§ **EXERCISE DIRECTIONS**: Starting at the first line of the data, print each line verbatim up to and including the line bearing "const fmt = v", omitting pictures.

§ **MATERIAL PROVIDED**:

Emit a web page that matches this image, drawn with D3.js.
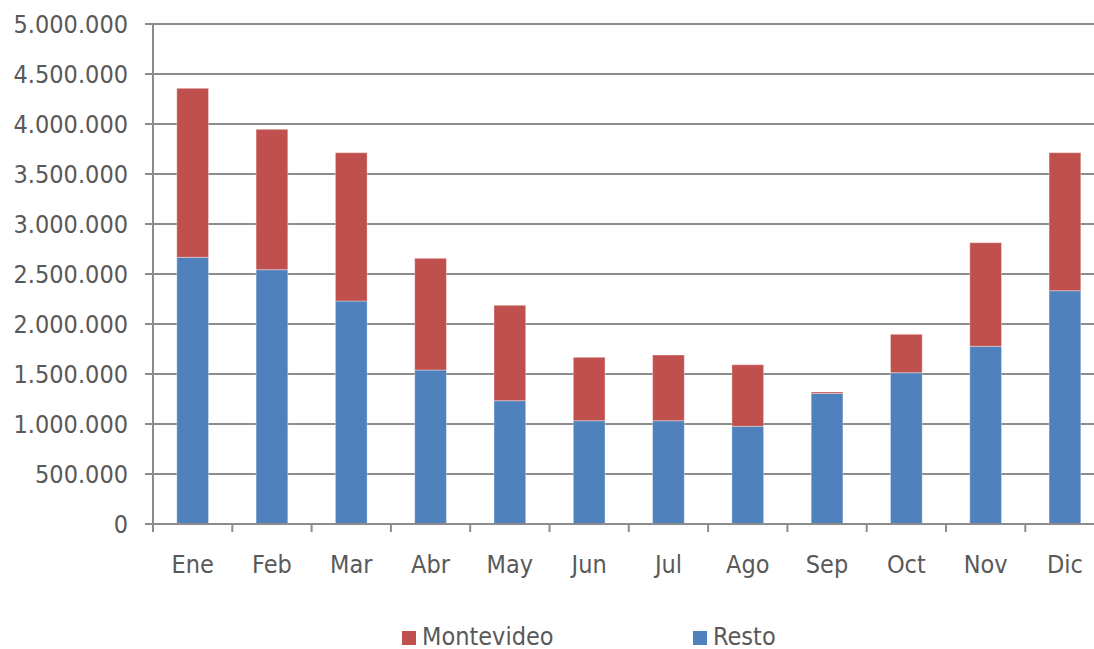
<!DOCTYPE html>
<html><head><meta charset="utf-8">
<script src="https://cdn.jsdelivr.net/npm/d3@7"></script>
<style>
html,body{margin:0;padding:0;background:#fff;overflow:hidden}
text{font-family:"DejaVu Sans Condensed","DejaVu Sans",sans-serif;fill:#595959}
</style></head><body>
<svg id="c" width="1094" height="649"></svg>
<script>
const months = ["Ene","Feb","Mar","Abr","May","Jun","Jul","Ago","Sep","Oct","Nov","Dic"];
const resto = [2667000,2543000,2230000,1540000,1233000,1033000,1033000,977000,1305000,1513000,1777000,2333000];
const montevideo = [1690000,1404000,1483000,1117000,954000,634000,657000,616000,15000,384000,1036000,1380000];
const yTicks = [0,500000,1000000,1500000,2000000,2500000,3000000,3500000,4000000,4500000,5000000];
const seriesNames = ["Montevideo","Resto"];
const colors = {Montevideo:"#C0504D", Resto:"#4F81BD"};

const svg = d3.select("#c");
const pLeft = 153, pRight = 1104.6, pTop = 24, pBottom = 524;
const x = d3.scaleBand().domain(months).range([pLeft,pRight]).paddingInner(0.6).paddingOuter(0.3);
const y = d3.scaleLinear().domain([0,5000000]).range([pBottom,pTop]);
const fmt = v => d3.format(",")(v).replace(/,/g,".");

// gridlines
svg.append("g").selectAll("line").data(yTicks.filter(d=>d>0)).join("line")
  .attr("x1",145).attr("x2",1094).attr("y1",d=>y(d)).attr("y2",d=>y(d))
  .attr("stroke","#8c8c8c").attr("stroke-width",2);

// y labels
svg.append("g").selectAll("text").data(yTicks).join("text")
  .attr("x",128).attr("y",d=>y(d)+9).attr("text-anchor","end")
  .style("font-size","25px").text(fmt);

// stacked bars
const table = months.map((m,i)=>({month:m, Resto:resto[i], Montevideo:montevideo[i]}));
const stack = d3.stack().keys(["Resto","Montevideo"])(table);
svg.append("g").selectAll("g").data(stack).join("g")
  .attr("fill",d=>colors[d.key])
  .selectAll("rect").data(d=>d).join("rect")
  .attr("x",d=>x(d.data.month)).attr("width",x.bandwidth())
  .attr("y",d=>y(d[1])).attr("height",d=>y(d[0])-y(d[1]))
  .attr("stroke","rgba(255,255,255,0.35)").attr("stroke-width",1);

// axes lines
svg.append("line").attr("x1",pLeft).attr("x2",pLeft).attr("y1",pTop).attr("y2",pBottom)
  .attr("stroke","#8c8c8c").attr("stroke-width",2);
svg.append("line").attr("x1",145).attr("x2",1094).attr("y1",pBottom).attr("y2",pBottom)
  .attr("stroke","#8c8c8c").attr("stroke-width",2);
// x ticks at band boundaries
const step = x.step();
svg.append("g").selectAll("line").data(d3.range(months.length+1)).join("line")
  .attr("x1",i=>pLeft+i*step).attr("x2",i=>pLeft+i*step).attr("y1",pBottom).attr("y2",pBottom+8)
  .attr("stroke","#8c8c8c").attr("stroke-width",2);
// x labels
svg.append("g").selectAll("text").data(months).join("text")
  .attr("x",d=>x(d)+x.bandwidth()/2).attr("y",573).attr("text-anchor","middle")
  .style("font-size","25px").text(d=>d);

// legend
const legX = [402,693];
const lg = svg.append("g").selectAll("g").data(seriesNames).join("g")
  .attr("transform",(d,i)=>`translate(${legX[i]},631)`);
lg.append("rect").attr("width",14).attr("height",14).attr("fill",d=>colors[d]);
lg.append("text").attr("x",20).attr("y",14).style("font-size","25px").text(d=>d);
</script></body></html>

§ **TASK SOLUTION**:
Emit a web page that matches this image, drawn with D3.js.
<!DOCTYPE html>
<html><head><meta charset="utf-8">
<script src="https://cdn.jsdelivr.net/npm/d3@7"></script>
<style>
html,body{margin:0;padding:0;background:#fff;overflow:hidden}
text{font-family:"DejaVu Sans Condensed","DejaVu Sans",sans-serif;fill:#595959}
</style></head><body>
<svg id="c" width="1094" height="649"></svg>
<script>
const months = ["Ene","Feb","Mar","Abr","May","Jun","Jul","Ago","Sep","Oct","Nov","Dic"];
const resto = [2667000,2543000,2230000,1540000,1233000,1033000,1033000,977000,1305000,1513000,1777000,2333000];
const montevideo = [1690000,1404000,1483000,1117000,954000,634000,657000,616000,15000,384000,1036000,1380000];
const yTicks = [0,500000,1000000,1500000,2000000,2500000,3000000,3500000,4000000,4500000,5000000];
const seriesNames = ["Montevideo","Resto"];
const colors = {Montevideo:"#C0504D", Resto:"#4F81BD"};

const svg = d3.select("#c");
const pLeft = 153, pRight = 1104.6, pTop = 24, pBottom = 524;
const x = d3.scaleBand().domain(months).range([pLeft,pRight]).paddingInner(0.6).paddingOuter(0.3);
const y = d3.scaleLinear().domain([0,5000000]).range([pBottom,pTop]);
const fmt = v => d3.format(",")(v).replace(/,/g,".");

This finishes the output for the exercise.